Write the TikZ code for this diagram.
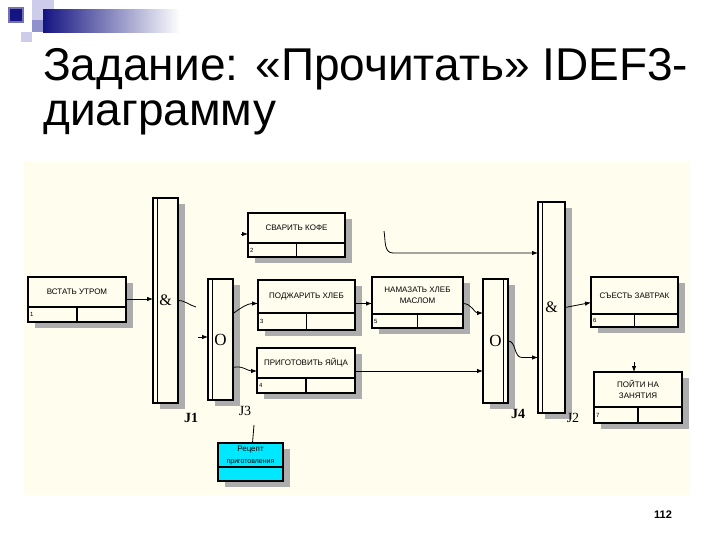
\documentclass[tikz,border=0pt]{standalone}
\usepackage{fontspec}
\setmainfont{Liberation Serif}
\newfontfamily\arialfont{Liberation Sans}
\usetikzlibrary{positioning,arrows.meta,shadows}

\definecolor{panelbg}{RGB}{255,254,238}
\definecolor{decnavy}{RGB}{20,20,130}
\definecolor{declav}{RGB}{205,205,235}
\definecolor{decperi}{RGB}{145,145,205}
\definecolor{reccyan}{RGB}{0,232,255}

\tikzset{
  shadebox/.style={drop shadow={shadow xshift=7pt,shadow yshift=-6pt,fill=black!32,opacity=1}},
  uob/.style={draw,line width=1.5pt,fill=panelbg,inner sep=1pt,outer sep=0pt,align=center,
    font=\arialfont\fontsize{8}{11}\selectfont,shadebox,
    path picture={\fill (path picture bounding box.north west) -- ++(5pt,0pt) -- ++(-5pt,-5pt) -- cycle;}},
  uobrow/.style={draw,line width=1.5pt,fill=panelbg,inner sep=0pt,outer sep=0pt,shadebox},
  numtext/.style={anchor=west,inner sep=2pt,font=\arialfont\fontsize{6}{6}\selectfont},
  junc/.style={draw,line width=1.6pt,fill=panelbg,minimum width=25pt,inner sep=0pt,outer sep=0pt,shadebox},
  jleft/.style={junc,path picture={\draw[line width=1pt] ([xshift=4.5pt]path picture bounding box.north west) -- ([xshift=4.5pt]path picture bounding box.south west);}},
  jright/.style={junc,path picture={\draw[line width=1pt] ([xshift=-4.5pt]path picture bounding box.north east) -- ([xshift=-4.5pt]path picture bounding box.south east);}},
  jlbl/.style={font=\fontsize{14}{14}\selectfont},
  conn/.style={line width=0.8pt},
  arr/.style={conn,-{Latex[length=6pt,width=4.5pt]}},
  divline/.style={line width=1.2pt}
}

\begin{document}
\begin{tikzpicture}[x=1pt,y=-1pt]
\useasboundingbox (0,0) rectangle (720,540);
\fill[white] (0,0) rectangle (720,540);

% template squares
\fill[declav] (32,0) rectangle (54,20);
\fill[left color=decnavy,right color=white] (43,10) rectangle (180,33);
\fill[decperi] (32,20) rectangle (43,32);
\fill[decnavy!60] (8,7) rectangle (24,23);
\fill[decnavy] (10,9) rectangle (22,21);
\fill[declav] (21,32) rectangle (32,42);

\node[anchor=base west,inner sep=0pt,font=\arialfont\fontsize{46}{46}\selectfont] (title1) at (43,81) {Задание: «Прочитать» IDEF3-};
\node[anchor=base west,inner sep=0pt,font=\arialfont\fontsize{46}{46}\selectfont] (title2) at (43,126) {диаграмму};

\fill[panelbg] (24,162) rectangle (690,495);

\node[uob,minimum width=98pt,minimum height=30pt] (vstat) at (77,292) {ВСТАТЬ УТРОМ};
\node[uobrow,minimum width=98pt,minimum height=15pt,below=0pt of vstat,label={[numtext]west:1}] (vstatrow) {};
\draw[divline] (vstatrow.north) -- (vstatrow.south);

\node[uob,minimum width=97pt,minimum height=30pt] (kofe) at (296.5,228) {СВАРИТЬ КОФЕ};
\node[uobrow,minimum width=97pt,minimum height=14pt,below=0pt of kofe,label={[numtext]west:2}] (koferow) {};
\draw[divline] (koferow.north) -- (koferow.south);

\node[uob,minimum width=97pt,minimum height=33pt] (hleb) at (306.5,296.5) {ПОДЖАРИТЬ ХЛЕБ};
\node[uobrow,minimum width=97pt,minimum height=17pt,below=0pt of hleb,label={[numtext]west:3}] (hlebrow) {};
\draw[divline] (hlebrow.north) -- (hlebrow.south);

\node[uob,minimum width=98pt,minimum height=30pt] (yaica) at (306,363) {ПРИГОТОВИТЬ ЯЙЦА};
\node[uobrow,minimum width=98pt,minimum height=15pt,below=0pt of yaica,label={[numtext]west:4}] (yaicarow) {};
\draw[divline] (yaicarow.north) -- (yaicarow.south);

\node[uob,minimum width=91pt,minimum height=37pt] (maslo) at (417.5,295.5) {НАМАЗАТЬ ХЛЕБ\\МАСЛОМ};
\node[uobrow,minimum width=91pt,minimum height=14pt,below=0pt of maslo,label={[numtext]west:5}] (maslorow) {};
\draw[divline] (maslorow.north) -- (maslorow.south);

\node[uob,minimum width=87pt,minimum height=37pt] (zavtrak) at (634.5,295.5) {СЪЕСТЬ ЗАВТРАК};
\node[uobrow,minimum width=87pt,minimum height=13pt,below=0pt of zavtrak,label={[numtext]west:6}] (zavtrakrow) {};
\draw[divline] (zavtrakrow.north) -- (zavtrakrow.south);

\node[uob,minimum width=88pt,minimum height=35pt] (zanyatiya) at (638,389.5) {ПОЙТИ НА\\ЗАНЯТИЯ};
\node[uobrow,minimum width=88pt,minimum height=16pt,below=0pt of zanyatiya,label={[numtext]west:7}] (zanyatiyarow) {};
\draw[divline] (zanyatiyarow.north) -- (zanyatiyarow.south);

\node[uob,path picture={},fill=reccyan,minimum width=65pt,minimum height=24pt,font=\arialfont\fontsize{7}{12}\selectfont] (recept) at (250.5,455) {{\fontsize{8}{8}\selectfont Рецепт}\\приготовления};
\node[uobrow,fill=reccyan,minimum width=65pt,minimum height=14pt,below=0pt of recept] (receptrow) {};

\node[jleft,minimum height=205pt,font=\fontsize{16}{16}\selectfont] (j1) at (165.5,300.5) {\&};
\node[jleft,minimum height=121pt,font=\fontsize{17}{17}\selectfont] (j3) at (220.5,339.5) {O};
\node[jright,minimum height=124pt,font=\fontsize{17}{17}\selectfont] (j4) at (495.5,341) {O};
\node[jleft,minimum width=27pt,minimum height=211pt,font=\fontsize{16}{16}\selectfont] (j2) at (551.5,307.5) {\&};

\node[jlbl,font=\fontsize{14}{14}\selectfont\bfseries] (j1lbl) at (191,418) {J1};
\node[jlbl] (j3lbl) at (245,411) {J3};
\node[jlbl,font=\fontsize{14}{14}\selectfont\bfseries] (j4lbl) at (518,414) {J4};
\node[jlbl] (j2lbl) at (573,418) {J2};

\coordinate (j1out) at (196,307);
\coordinate (j3in) at (198,337);
\coordinate (kofein) at (241,234);
\coordinate (kofeout) at (384,231);
\coordinate (zantop) at (634,362);
\coordinate (rectop) at (254,425);

\draw[arr] ([yshift=-7pt]vstat.east) -- ([yshift=-7pt]vstat.east -| j1.west);
\draw[conn] (j1.east) to[out=0,in=165] (j1out);
\draw[arr] (j3in) -- (j3in -| j3.west);
\draw[arr] (kofein) -- (kofein -| kofe.west);
\draw[arr] ([yshift=26pt]j3.east) to[out=35,in=180] ([yshift=-7pt]hleb.west);
\draw[arr] ([yshift=-28pt]j3.east) to[out=15,in=180] ([yshift=-8pt]yaica.west);
\draw[arr] ([yshift=-7pt]hleb.east) -- ([yshift=-7pt]hleb.east -| maslo.west);
\draw[arr] ([yshift=-8pt]yaica.east) -- ([yshift=-8pt]yaica.east -| j4.west);
\draw[arr] ([yshift=-8pt]maslo.east) to[out=0,in=180] ([yshift=28pt]j4.west);
\draw[arr] (j4.east) to[out=0,in=180] ([xshift=-16pt,yshift=-50pt]j2.west) -- ([yshift=-50pt]j2.west);
\draw[arr] (kofeout) to[out=-80,in=180] ([xshift=-145pt,yshift=54.5pt]j2.west) -- ([yshift=54.5pt]j2.west);
\draw[arr] (j2.east) -- ([yshift=-7pt]zavtrak.west);
\draw[arr] (zantop) -- (zantop |- zanyatiya.north);
\draw[conn] ([xshift=2pt]recept.north) -- (rectop);

\node[font=\arialfont\bfseries\fontsize{11}{11}\selectfont] (pagenum) at (663,515) {112};
\end{tikzpicture}
\end{document}
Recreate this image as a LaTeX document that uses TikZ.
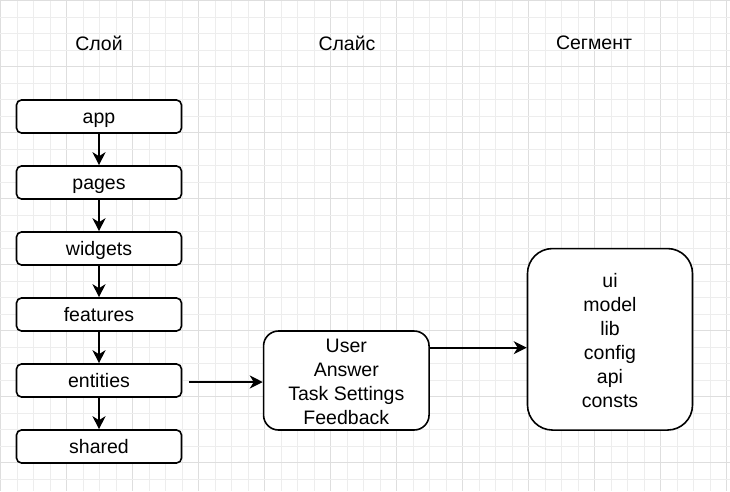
\documentclass[tikz,border=0pt]{standalone}
\usepackage{fontspec}
\setmainfont{Liberation Sans}
\usetikzlibrary{arrows.meta,calc}
\begin{document}
\begin{tikzpicture}[x=1pt,y=-1pt,
  txt/.style={font=\fontsize{19.5}{24}\selectfont, text=black, align=center, inner sep=0pt},
  layerbox/.style={txt, draw=black, fill=white, line width=1.6pt, rounded corners=5pt, minimum width=165pt, minimum height=33pt, text height=18pt, text depth=4.4pt},
  bigbox/.style={draw=black, fill=white, line width=1.6pt, inner sep=0pt},
  arr/.style={draw=black, line width=1.6pt, -{Stealth[length=13pt,width=13pt,inset=4pt]}}
]
\useasboundingbox (0,0) rectangle (730,491);
\fill[white] (0,0) rectangle (730,491);
% grid
\foreach \k in {0,...,44} {
  \pgfmathsetmacro{\xx}{0.5+16.5*\k}
  \pgfmathtruncatemacro{\mm}{mod(\k,4)}
  \ifnum\mm=0
    \draw[color=black!13, line width=0.9pt] (\xx,0) -- (\xx,491);
  \else
    \draw[color=black!7, line width=0.9pt] (\xx,0) -- (\xx,491);
  \fi
}
\foreach \k in {0,...,29} {
  \pgfmathsetmacro{\yy}{0.5+16.5*\k}
  \pgfmathtruncatemacro{\mm}{mod(\k,4)}
  \ifnum\mm=0
    \draw[color=black!13, line width=0.9pt] (0,\yy) -- (730,\yy);
  \else
    \draw[color=black!7, line width=0.9pt] (0,\yy) -- (730,\yy);
  \fi
}
% headers
\node[txt] (h1) at (99,43) {Слой};
\node[txt] (h2) at (347,43) {Слайс};
\node[txt] (h3) at (594,43) {Сегмент};
% layers
\node[layerbox] (app) at (99,116.5) {app};
\node[layerbox] (pages) at (99,182.5) {pages};
\node[layerbox] (widgets) at (99,248.5) {widgets};
\node[layerbox] (features) at (99,314.5) {features};
\node[layerbox] (entities) at (99,380.5) {entities};
\node[layerbox] (shared) at (99,446.5) {shared};
\draw[arr] (app) -- (pages);
\draw[arr] (pages) -- (widgets);
\draw[arr] (widgets) -- (features);
\draw[arr] (features) -- (entities);
\draw[arr] (entities) -- (shared);
% slice box
\node[bigbox, rounded corners=15pt, minimum width=165.5pt, minimum height=99pt] (slice) at (346.3,380.5) {};
\node[txt] (slicetxt) at ([yshift=-1.6pt]slice.center) {User\\Answer\\Task Settings\\Feedback};
% segment box
\node[bigbox, rounded corners=25pt, minimum width=165pt, minimum height=181.5pt] (seg) at (610,339.3) {};
\node[txt] (segtxt) at ([yshift=-1.6pt]seg.center) {ui\\model\\lib\\config\\api\\consts};
\draw[arr] ([xshift=6.5pt,yshift=-1.5pt]entities.east) -- ([yshift=-1.5pt]entities.east -| slice.west);
\draw[arr] ([yshift=32.8pt]slice.east) -- ([yshift=32.8pt]slice.east -| seg.west);
\end{tikzpicture}
\end{document}
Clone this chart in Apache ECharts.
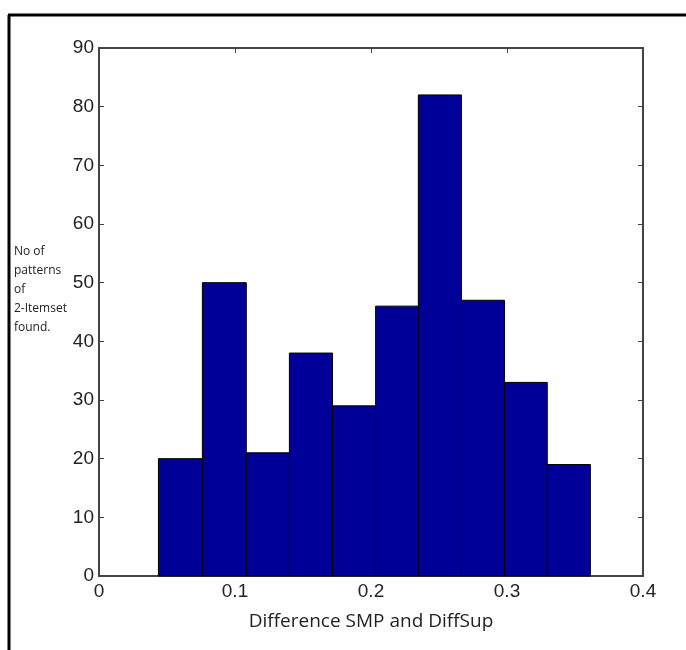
<!DOCTYPE html>
<html><head><meta charset="utf-8">
<script src="https://cdn.jsdelivr.net/npm/echarts@6/dist/echarts.min.js"></script>
<style>html,body{margin:0;padding:0;background:#fff}#c{width:686px;height:650px}</style>
</head><body><div id="c"></div>
<script>
const binEdges = [0.0437, 0.0760, 0.1083, 0.1400, 0.1717, 0.2034, 0.2348, 0.2665, 0.2982, 0.3296, 0.3613];
const counts = [20, 50, 21, 38, 29, 46, 82, 47, 33, 19];
const xTicks = [0, 0.1, 0.2, 0.3, 0.4];
const yTicks = [0, 10, 20, 30, 40, 50, 60, 70, 80, 90];
const xTitle = 'Difference SMP and DiffSup';
const yTitle = 'No of\npatterns\nof\n2-Itemset\nfound.';

const data = counts.map((c, i) => [binEdges[i], binEdges[i + 1], c]);
const axisCol = '#444';
const labelFont = 'Liberation Sans';
const boxAxis = {
  axisLine: {show: true, onZero: false, lineStyle: {color: axisCol, width: 2}},
  axisTick: {show: true, inside: true, length: 5, lineStyle: {color: axisCol}},
  splitLine: {show: false}
};
const chart = echarts.init(document.getElementById('c'));
chart.setOption({
  animation: false,
  grid: {left: 99, right: 43, top: 48, bottom: 74},
  xAxis: [Object.assign({
    type: 'value', position: 'bottom', min: 0, max: 0.4, interval: 0.1,
    axisLabel: {color: '#222', fontFamily: labelFont, fontSize: 19, margin: 6,
      formatter: v => xTicks.includes(+v.toFixed(2)) ? String(+v.toFixed(2)) : ''},
    name: xTitle, nameLocation: 'middle', nameGap: 36,
    nameTextStyle: {color: '#222', fontFamily: 'Open Sans', fontSize: 19}
  }, boxAxis), Object.assign({
    type: 'value', position: 'top', min: 0, max: 0.4, interval: 0.1,
    axisLabel: {show: false}
  }, boxAxis)],
  yAxis: [Object.assign({
    type: 'value', position: 'left', min: 0, max: 90, interval: 10,
    axisLabel: {color: '#222', fontFamily: labelFont, fontSize: 19, margin: 5,
      formatter: v => yTicks.includes(v) ? String(v) : ''}
  }, boxAxis), Object.assign({
    type: 'value', position: 'right', min: 0, max: 90, interval: 10,
    axisLabel: {show: false}
  }, boxAxis)],
  graphic: [
    {type: 'line', shape: {x1: 9, y1: 15, x2: 9, y2: 650}, style: {stroke: '#000', lineWidth: 3}},
    {type: 'line', shape: {x1: 8, y1: 15, x2: 686, y2: 15}, style: {stroke: '#000', lineWidth: 3}},
    {type: 'text', left: 14, top: 242, style: {text: yTitle, fill: '#222', font: '12px "Open Sans"', lineHeight: 19}}
  ],
  series: [{
    type: 'custom',
    xAxisIndex: 0, yAxisIndex: 0,
    encode: {x: [0, 1], y: 2},
    data: data,
    renderItem: function (params, api) {
      const p0 = api.coord([api.value(0), api.value(2)]);
      const p1 = api.coord([api.value(1), 0]);
      return {
        type: 'rect',
        shape: {x: p0[0], y: p0[1], width: p1[0] - p0[0], height: p1[1] - p0[1]},
        style: {fill: '#000099', stroke: '#000', lineWidth: 1}
      };
    }
  }]
});
</script></body></html>
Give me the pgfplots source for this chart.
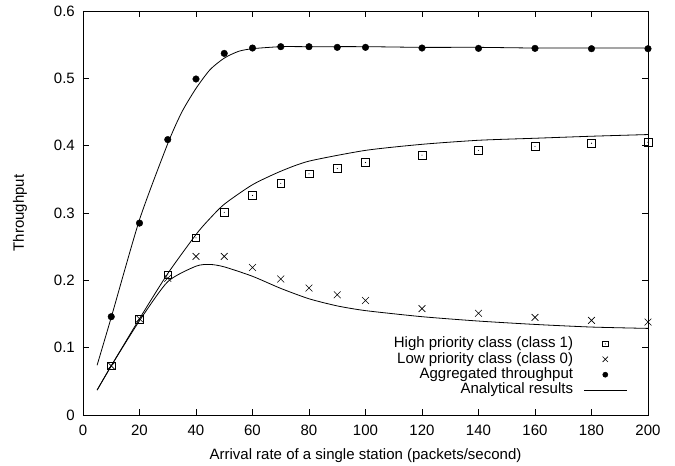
\documentclass[border=0pt]{standalone}
\usepackage{fontspec}
\setmainfont{Liberation Sans}
\usepackage{pgfplots}
\pgfplotsset{compat=1.18}
\pgfdeclareplotmark{boxdot}{%
  \pgfpathrectangle{\pgfqpoint{-\pgfplotmarksize}{-\pgfplotmarksize}}{\pgfqpoint{2\pgfplotmarksize}{2\pgfplotmarksize}}%
  \pgfusepathqstroke
  \pgfpathcircle{\pgfpointorigin}{0.55pt}%
  \pgfusepathqfill}
\begin{document}
\begin{tikzpicture}[font=\fontsize{15}{17}\selectfont]
\begin{axis}[
  scale only axis, width=565pt, height=404pt,
  xmin=0, xmax=200, ymin=0, ymax=0.6,
  xtick={0,20,40,60,80,100,120,140,160,180,200},
  ytick={0,0.1,0.2,0.3,0.4,0.5,0.6},
  tick align=inside, major tick length=6pt,
  axis line style={line width=0.9pt},
  every tick/.style={black, line width=0.6pt},
  /pgf/number format/assume math mode=true,
  yticklabel style={/pgf/number format/fixed, /pgf/number format/precision=1, xshift=-4.7pt},
  xticklabel style={anchor=base, yshift=-21pt},
  xlabel={Arrival rate of a single station (packets/second)},
  ylabel={Throughput},
  xlabel style={at={(axis description cs:0.5,0)}, anchor=base, yshift=-44.3pt},
  ylabel style={at={(axis description cs:-0.1115,0.5)}, anchor=center},
  legend style={draw=none, fill=none, at={(axis cs:193.7,0.023)}, anchor=south east,
    nodes={inner sep=0pt, text height=11pt, text depth=3.4pt}, row sep=1pt,
    legend cell align=right,
    /tikz/every odd column/.append style={column sep=10.5pt}},
  legend plot pos=right,
  legend image code/.code={\draw[mark repeat=2,mark phase=2,#1] plot coordinates {(0pt,0pt) (21.3pt,0pt) (42.6pt,0pt)};},
]
\addplot[only marks, mark=boxdot, mark size=3.8pt, black, line width=0.6pt, legend image post style={mark size=2.7pt}] coordinates {
(10,0.073) (20,0.142) (30,0.208) (40,0.263) (50,0.301) (60,0.326) (70,0.344) (80,0.358) (90,0.366) (100,0.375) (120,0.386) (140,0.393) (160,0.399) (180,0.4036) (200,0.405)};
\addlegendentry{High priority class (class 1)}
\addplot[only marks, mark=x, mark size=4.8pt, black, line width=0.6pt, legend image post style={mark size=3.8pt}] coordinates {
(10,0.073) (20,0.143) (30,0.203) (40,0.2355) (50,0.2355) (60,0.219) (70,0.202) (80,0.1885) (90,0.1785) (100,0.170) (120,0.158) (140,0.151) (160,0.145) (180,0.1405) (200,0.138)};
\addlegendentry{Low priority class (class 0)}
\addplot[only marks, mark=*, mark size=3.3pt, black, legend image post style={mark size=2.6pt}] coordinates {
(10,0.146) (20,0.285) (30,0.409) (40,0.499) (50,0.537) (60,0.545) (70,0.547) (80,0.547) (90,0.546) (100,0.546) (120,0.545) (140,0.5445) (160,0.5445) (180,0.544) (200,0.544)};
\addlegendentry{Aggregated throughput}
\addplot[black, line width=0.8pt, smooth, tension=0.4, mark=none] coordinates {
(5,0.074) (10,0.145) (20,0.29) (30,0.403) (35,0.45) (40,0.485) (45,0.513) (50,0.530) (55,0.540) (60,0.544) (70,0.547) (80,0.547) (100,0.547) (120,0.546) (140,0.546) (160,0.545) (180,0.545) (200,0.545)};
\addlegendentry{Analytical results}
\addplot[black, line width=0.8pt, smooth, tension=0.4, mark=none, forget plot] coordinates {
(5,0.037) (10,0.073) (20,0.143) (30,0.21) (40,0.268) (44.3,0.289) (50,0.313) (60,0.342) (70,0.362) (80,0.377) (100,0.393) (120,0.402) (140,0.408) (160,0.411) (180,0.414) (200,0.4165)};
\addplot[black, line width=0.8pt, smooth, tension=0.4, mark=none, forget plot] coordinates {
(5,0.037) (10,0.073) (20,0.14) (30,0.198) (40,0.221) (45,0.2236) (50,0.220) (60,0.206) (70,0.188) (80,0.1726) (90,0.162) (100,0.155) (120,0.146) (140,0.1395) (160,0.1345) (180,0.1306) (200,0.1286)};
\end{axis}
\path ([shift={(-83pt,-51pt)}]current axis.south west) rectangle ([shift={(27pt,11pt)}]current axis.north east);
\end{tikzpicture}
\end{document}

§ §

SET TASK: Copy each line of the data above that holds "this".

RESULT BELOW:
Write the TikZ code for this diagram.
Recreate this image as a LaTeX document that uses TikZ.
Clone this chart in Apache ECharts.
Give me the pgfplots source for this chart.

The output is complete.